I did not do particularly well in my exams and left with a few mediocre qualifications, still not knowing what to do with my life. However, my need to find answers had not disappeared and, having laid the gauntlet down to life, demanding that I be shown the truth, I was soon sitting in front of a psychic at the College of Psychic Studies, at 17 years old, in my final attempt to find out why I felt the way I did.

The psychic explained that I was already on a very high spiritual level - several rungs up the ladder on the way to enlightenment - and I would progress very quickly if I wanted to - He also stated repeatedly that I had such amazing clarity and had the ability to see above problems. Thus began my conscious journey to realise the truth.

Now, the above story is quite interesting, but the point of it was to show that, even if a child is not considered academically intelligent, that does not necessarily mean they are totally unintelligent; or that they are not going to be excellent in other ways totally removed from academic learning. They are likely to have skills or natural talents or abilities which need to be discovered, if the child is to realise their potential; and by that we mean their own potential, and not what we as parents, teachers or politicians say they should be achieving. We are some way off schools being able to focus on discovering the hidden aspects in children, besides those which emerge naturally through day-to-day activities, but that would be the ideal.
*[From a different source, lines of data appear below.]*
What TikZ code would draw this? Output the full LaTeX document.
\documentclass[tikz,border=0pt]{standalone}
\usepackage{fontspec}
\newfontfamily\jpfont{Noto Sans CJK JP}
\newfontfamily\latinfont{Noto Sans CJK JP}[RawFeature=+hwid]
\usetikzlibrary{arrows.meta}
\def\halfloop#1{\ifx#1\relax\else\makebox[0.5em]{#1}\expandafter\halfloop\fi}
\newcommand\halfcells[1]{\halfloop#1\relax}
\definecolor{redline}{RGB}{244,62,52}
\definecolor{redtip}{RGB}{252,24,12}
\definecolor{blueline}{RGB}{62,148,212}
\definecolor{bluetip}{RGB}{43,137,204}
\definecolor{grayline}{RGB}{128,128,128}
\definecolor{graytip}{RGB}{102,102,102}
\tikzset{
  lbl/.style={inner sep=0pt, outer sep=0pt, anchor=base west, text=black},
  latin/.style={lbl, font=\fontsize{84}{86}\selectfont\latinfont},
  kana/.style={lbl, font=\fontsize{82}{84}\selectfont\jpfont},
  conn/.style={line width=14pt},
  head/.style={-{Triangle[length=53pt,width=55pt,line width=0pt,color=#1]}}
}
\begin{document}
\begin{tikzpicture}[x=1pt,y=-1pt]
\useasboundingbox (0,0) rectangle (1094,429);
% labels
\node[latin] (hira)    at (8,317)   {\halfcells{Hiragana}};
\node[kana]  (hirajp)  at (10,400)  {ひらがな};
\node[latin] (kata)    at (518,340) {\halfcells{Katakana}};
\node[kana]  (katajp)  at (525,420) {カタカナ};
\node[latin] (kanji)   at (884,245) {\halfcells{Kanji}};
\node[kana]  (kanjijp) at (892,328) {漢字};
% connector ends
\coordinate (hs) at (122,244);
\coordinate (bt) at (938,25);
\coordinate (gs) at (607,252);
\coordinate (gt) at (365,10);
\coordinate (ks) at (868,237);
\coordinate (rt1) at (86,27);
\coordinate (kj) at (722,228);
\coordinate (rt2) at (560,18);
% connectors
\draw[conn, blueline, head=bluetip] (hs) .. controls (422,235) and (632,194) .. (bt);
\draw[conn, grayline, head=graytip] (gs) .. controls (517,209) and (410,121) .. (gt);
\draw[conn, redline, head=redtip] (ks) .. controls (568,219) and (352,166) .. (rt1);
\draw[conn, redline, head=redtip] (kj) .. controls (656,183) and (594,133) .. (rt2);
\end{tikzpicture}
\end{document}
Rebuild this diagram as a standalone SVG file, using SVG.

It did occur to me occasionally during those 13 years that I was going through it (endeavouring to live consciously to realise the truth and be free of the pain of the emotion), what would have happened had I been brought up focusing on spiritual studies, such as in a monastery of some eastern religion of similar? Would that have helped my development? In my own case, now that I have got through it, there is every chance nothing would have changed and I would have ended up here anyway. Just as in the story of Siddhārtha Gautama (later to become The Buddha); where his father, the King, was told that his son would either be a great King or a great Spiritual leader. On hearing this, he ensured his son saw none of the atrocities outside the castle walls in order to attempt to prevent him becoming developing any interest in spiritual activities and ensure his son became a great King. However, one day Gautama took another route home from the one his father had prepared for him and came across a village of poor and sick people; thus his journey began. Shocked by what he saw, he left the castle, his wife and child, and devoted his life to the search of the truth behind suffering.
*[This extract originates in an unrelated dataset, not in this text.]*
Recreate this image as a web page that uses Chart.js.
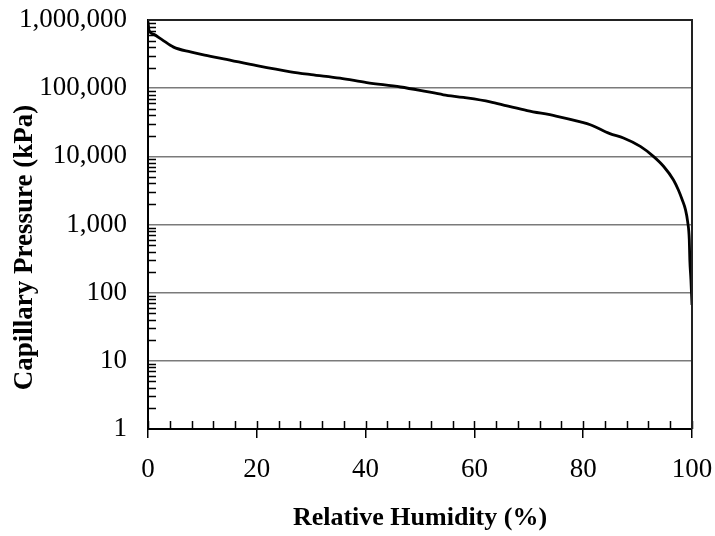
<!DOCTYPE html>
<html>
<head>
<meta charset="utf-8">
<script src="https://cdn.jsdelivr.net/npm/chart.js@4/dist/chart.umd.min.js"></script>
<style>
  html, body { margin: 0; padding: 0; background: #ffffff; }
  #wrap { width: 715px; height: 536px; }
</style>
</head>
<body>
<div id="wrap"><canvas id="c" width="715" height="536"></canvas></div>
<script>
// ---- data ----
const relativeHumidity = [0, 0.2, 1, 2.5, 4.7, 7.8, 10, 13.9, 20, 26.2, 30, 35.3, 40.2, 46.4, 50, 54.3, 58, 62.9, 66, 69.7, 75, 79.5, 81.3, 84.9, 87.4, 90.5, 92.9, 94.8, 96.6, 97.5, 98.2, 98.8, 99.2, 99.5, 99.6, 99.8, 100];
const capillaryPressure = [950000, 700000, 620000, 520000, 400000, 340000, 310000, 270000, 214000, 174000, 158000, 140000, 121000, 104000, 93000, 80000, 73000, 63000, 55000, 47000, 39000, 32000, 29100, 21500, 18600, 14000, 10000, 7100, 4500, 3200, 2300, 1650, 1100, 600, 300, 155, 66];

const yTickValues = [1, 10, 100, 1000, 10000, 100000, 1000000];
const xTickStep = 20;
const xMinorStep = 4;
const yMinorMultipliers = [2, 3, 4, 5, 6, 7, 8, 9];
const xTitle = 'Relative Humidity (%)';
const yTitle = 'Capillary Pressure (kPa)';

const FONT = "'Liberation Serif', 'Times New Roman', serif";

const points = relativeHumidity.map((x, i) => ({ x: x, y: capillaryPressure[i] }));

const decorPlugin = {
  id: 'decor',
  afterDraw(chart) {
    const ctx = chart.ctx;
    const xs = chart.scales.x, ys = chart.scales.y;
    const area = chart.chartArea;
    ctx.save();
    ctx.strokeStyle = '#000000';
    ctx.lineWidth = 1.5;
    // minor y ticks (inside)
    ctx.beginPath();
    for (let i = 0; i < yTickValues.length - 1; i++) {
      for (const m of yMinorMultipliers) {
        const py = Math.round(ys.getPixelForValue(yTickValues[i] * m)) + 0.5;
        ctx.moveTo(area.left, py);
        ctx.lineTo(area.left + 8, py);
      }
    }
    // x ticks (inside) every minor step
    for (let v = xs.min; v <= xs.max; v += xMinorStep) {
      const px = Math.round(xs.getPixelForValue(v)) + 0.5;
      ctx.moveTo(px, area.bottom);
      ctx.lineTo(px, area.bottom - 8);
    }
    ctx.stroke();
    // top and right frame
    ctx.strokeStyle = '#222222';
    ctx.lineWidth = 2;
    ctx.beginPath();
    ctx.moveTo(area.left, area.top);
    ctx.lineTo(area.right, area.top);
    ctx.lineTo(area.right, area.bottom);
    ctx.stroke();
    // y title
    ctx.fillStyle = '#000000';
    ctx.font = 'bold 27px ' + FONT;
    ctx.textAlign = 'center';
    ctx.textBaseline = 'middle';
    ctx.translate(25, (area.top + area.bottom) / 2 + 23);
    ctx.rotate(-Math.PI / 2);
    ctx.fillText(yTitle, 0, 0);
    ctx.restore();
  }
};

new Chart(document.getElementById('c'), {
  type: 'line',
  data: {
    datasets: [{
      data: points,
      borderColor: '#000000',
      borderWidth: 2.8,
      pointRadius: 0,
      fill: false,
      cubicInterpolationMode: 'monotone'
    }]
  },
  options: {
    responsive: false,
    animation: false,
    events: [],
    layout: { padding: { top: 20, right: 23, left: 0, bottom: 0 } },
    plugins: { legend: { display: false }, tooltip: { enabled: false } },
    scales: {
      x: {
        type: 'linear',
        min: 0,
        max: 100,
        afterFit(scale) { scale.height = 107; scale.paddingLeft = 0; scale.paddingRight = 0; },
        ticks: {
          stepSize: xTickStep,
          color: '#000000',
          padding: 16,
          font: { family: FONT, size: 27 }
        },
        grid: { drawOnChartArea: false, drawTicks: true, tickLength: 9, color: '#000000', lineWidth: 1.5 },
        border: { display: true, color: '#000000', width: 2 },
        title: {
          display: true,
          text: xTitle,
          color: '#000000',
          font: { family: FONT, size: 26, weight: 'bold', lineHeight: 1.2 },
          padding: { top: 0, bottom: 2 }
        }
      },
      y: {
        type: 'logarithmic',
        min: 1,
        max: 1000000,
        afterFit(scale) { scale.width = 148; scale.paddingTop = 0; scale.paddingBottom = 0; },
        afterBuildTicks(scale) { scale.ticks = yTickValues.map(v => ({ value: v })); },
        ticks: {
          color: '#000000',
          padding: 21,
          font: { family: FONT, size: 27 },
          callback: (v) => Number(v).toLocaleString('en-US')
        },
        grid: { drawTicks: false, color: '#7a7a7a', lineWidth: 1.5 },
        border: { display: true, color: '#000000', width: 2 }
      }
    }
  },
  plugins: [decorPlugin]
});
</script>
</body>
</html>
So, maybe life has a way of bringing out our strengths at times, in spite of society and what is planned for us, rather than because of it.
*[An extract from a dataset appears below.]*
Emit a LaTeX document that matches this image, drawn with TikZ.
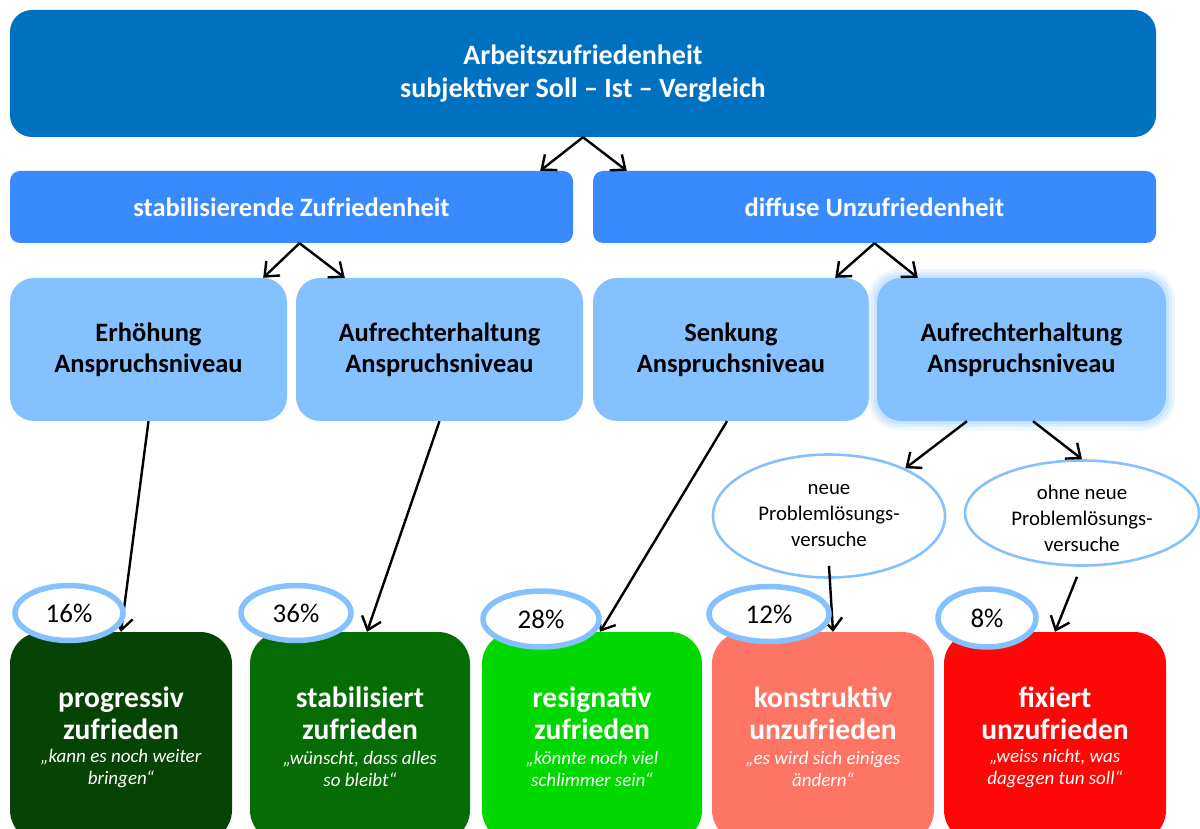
\documentclass[tikz,border=0pt]{standalone}
\usepackage{fontspec}
\setmainfont{Carlito}
\usetikzlibrary{arrows.meta,shapes.geometric,calc}
\definecolor{topblue}{HTML}{0070C0}
\definecolor{midblue}{HTML}{3A8AFF}
\definecolor{lightblue}{HTML}{85C1FF}
\definecolor{glowblue}{HTML}{B8DBFF}
\definecolor{gdark}{HTML}{054405}
\definecolor{gmid}{HTML}{066C06}
\definecolor{glight}{HTML}{00D800}
\definecolor{salmon}{HTML}{FF7565}
\definecolor{redbox}{HTML}{FF0707}
\begin{document}
\begin{tikzpicture}[x=1pt,y=-1pt,
  topbox/.style={rectangle, rounded corners=22pt, fill=topblue, inner sep=0pt, align=center,
    text=white, font=\fontsize{28}{33}\selectfont\bfseries},
  midbox/.style={rectangle, rounded corners=10pt, fill=midblue, inner sep=0pt, align=center,
    text=white, font=\fontsize{26.5}{30}\selectfont\bfseries, minimum width=563pt, minimum height=72pt},
  lvlbox/.style={rectangle, rounded corners=24pt, fill=lightblue, inner sep=0pt, align=center,
    text=black, font=\fontsize{26.5}{31}\selectfont\bfseries, minimum height=143pt},
  resbox/.style={rectangle, rounded corners=32pt, inner sep=0pt, minimum width=222pt, minimum height=210pt},
  restitle/.style={align=center, text=white, inner sep=0pt, font=\fontsize{29.5}{32}\selectfont\bfseries},
  resquote/.style={align=center, text=white, inner sep=0pt, font=\fontsize{19}{22}\selectfont\itshape},
  optell/.style={ellipse, draw=lightblue, line width=2.6pt, fill=white, inner sep=0pt},
  opttext/.style={align=center, inner sep=0pt, font=\fontsize{20.8}{26}\selectfont},
  pct/.style={ellipse, draw=lightblue, line width=5.5pt, fill=white, inner sep=0pt,
    font=\fontsize{27}{30}\selectfont},
  conn/.style={line width=2.4pt, -{Straight Barb[length=12pt,width=20pt,line width=2.4pt]}},
]
\useasboundingbox (0,0) rectangle (1200,829);
\clip (0,0) rectangle (1200,829);

% top
\node[topbox, minimum width=1146pt, minimum height=127pt] (top) at (583,73.5)
  {Arbeitszufriedenheit\\subjektiver Soll -- Ist -- Vergleich};

% level 2
\node[midbox] (sz) at (291.5,207) {stabilisierende Zufriedenheit};
\node[midbox] (du) at (874.5,207) {diffuse Unzufriedenheit};

% level 3
\node[lvlbox, minimum width=277pt] (e1) at (148.5,349.5) {Erhöhung\\Anspruchsniveau};
\node[lvlbox, minimum width=287pt] (e2) at (439.5,349.5) {Aufrechterhaltung\\Anspruchsniveau};
\node[lvlbox, minimum width=276pt] (e3) at (731,349.5) {Senkung\\Anspruchsniveau};
\fill[glowblue, opacity=0.25, rounded corners=31pt] (868,269) rectangle (1175,430);
\fill[glowblue, opacity=0.35, rounded corners=28pt] (871,272) rectangle (1172,427);
\fill[glowblue, opacity=0.5, rounded corners=26pt] (874,275) rectangle (1169,424);
\node[lvlbox, minimum width=289pt] (e4) at (1021.5,349.5) {Aufrechterhaltung\\Anspruchsniveau};

% option ellipses
\node[optell, minimum width=232pt, minimum height=123pt] (n1) at (829,516) {};
\node[opttext] (t1) at (n1) {neue\\Problemlösungs-\\versuche};
\node[optell, minimum width=234pt, minimum height=105pt] (n2) at (1082,513) {};
\node[opttext] (t2) at ([yshift=-5pt]n2.center) {ohne neue\\Problemlösungs-\\versuche};

% result boxes
\node[resbox, fill=gdark] (b1) at (121,737) {};
\node[resbox, fill=gmid, minimum width=220pt] (b2) at (360,737) {};
\node[resbox, fill=glight, minimum width=220pt] (b3) at (592,737) {};
\node[resbox, fill=salmon] (b4) at (823,737) {};
\node[resbox, fill=redbox] (b5) at (1055,737) {};

\node[restitle] (b1t) at ([yshift=-81pt]b1.north) {progressiv\\zufrieden};
\node[resquote] (b1q) at ([yshift=-137pt]b1.north) {„kann es noch weiter\\bringen“};
\node[restitle] (b2t) at ([yshift=-81pt]b2.north) {stabilisiert\\zufrieden};
\node[resquote] (b2q) at ([yshift=-137pt]b2.north) {„wünscht, dass alles\\so bleibt“};
\node[restitle] (b3t) at ([yshift=-81pt]b3.north) {resignativ\\zufrieden};
\node[resquote] (b3q) at ([yshift=-137pt]b3.north) {„könnte noch viel\\schlimmer sein“};
\node[restitle] (b4t) at ([yshift=-81pt]b4.north) {konstruktiv\\unzufrieden};
\node[resquote] (b4q) at ([yshift=-137pt]b4.north) {„es wird sich einiges\\ändern“};
\node[restitle] (b5t) at ([yshift=-81pt]b5.north) {fixiert\\unzufrieden};
\node[resquote] (b5q) at ([yshift=-137pt]b5.north) {„weiss nicht, was\\dagegen tun soll“};

% connectors
\draw[conn] (top.south) -- ([xshift=-33pt]sz.north east);
\draw[conn] (top.south) -- ([xshift=34pt]du.north west);
\draw[conn] ([xshift=8pt]sz.south) -- ([xshift=-24pt]e1.north east);
\draw[conn] ([xshift=8pt]sz.south) -- ([xshift=49pt]e2.north west);
\draw[conn] (du.south) -- ([xshift=-34pt]e3.north east);
\draw[conn] (du.south) -- ([xshift=41pt]e4.north west);
\draw[conn] ([xshift=-54.5pt]e4.south) -- (n1.32);
\draw[conn] ([xshift=11.5pt]e4.south) -- (n2.north);
\draw[conn] (e1.south) -- (b1.north);
\draw[conn] (e2.south) -- ([xshift=7pt]b2.north);
\draw[conn] ([xshift=-4pt]e3.south) -- ([xshift=8pt]b3.north);
\draw[conn] ([yshift=13pt]n1.south) -- ([xshift=10pt]b4.north);
\draw[conn] ([xshift=-5pt,yshift=-10pt]n2.south) -- (b5.north);

% percentages
\node[pct, minimum width=108pt, minimum height=55pt] (p1) at (69,613) {16\%};
\node[pct, minimum width=110pt, minimum height=55pt] (p2) at (296,613) {36\%};
\node[pct, minimum width=116pt, minimum height=56pt] (p3) at (541,619) {28\%};
\node[pct, minimum width=120pt, minimum height=55pt] (p4) at (769,614) {12\%};
\node[pct, minimum width=98pt, minimum height=58pt] (p5) at (987,618) {8\%};
\end{tikzpicture}
\end{document}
My memory for facts and figures and times and dates, and names and places, is still horrendous. That has not changed. What has changed is that I am able to prepare for this by ensuring I do not need to remember things. If I need to remember something, I make arrangements so that there is something in the right place to remind me.. be it a message on the answer phone or an email for when I get home etc. The point is, I know never to rely on my memory. The problem-solving ability in me has been focused on finding the end of suffering in myself, just like The Buddha. And since then it has been on explaining the process, as well as the state itself, in the simplest and most direct way possible. Several people have commented on my having achieved this (thank you), but we all have strengths and weaknesses, as you can tell from the story above, and there is nothing to be gained from gloating about anything that one seems to achieve. If schools were able to find all our innate skills and talents, and promote these, perhaps everyone would have a particular activity they are naturally very good at (potentially expert, with a little tuition in the right direction).

Until then, we struggle through, trying to fit into the metaphorical boxes society has laid out for us, like putting a square peg in a round hole. It can work, to a point, but it may involve knocking some corners off; .

Moral of the story: Don’t feel too bad if you are not good at things others are. All is not lost.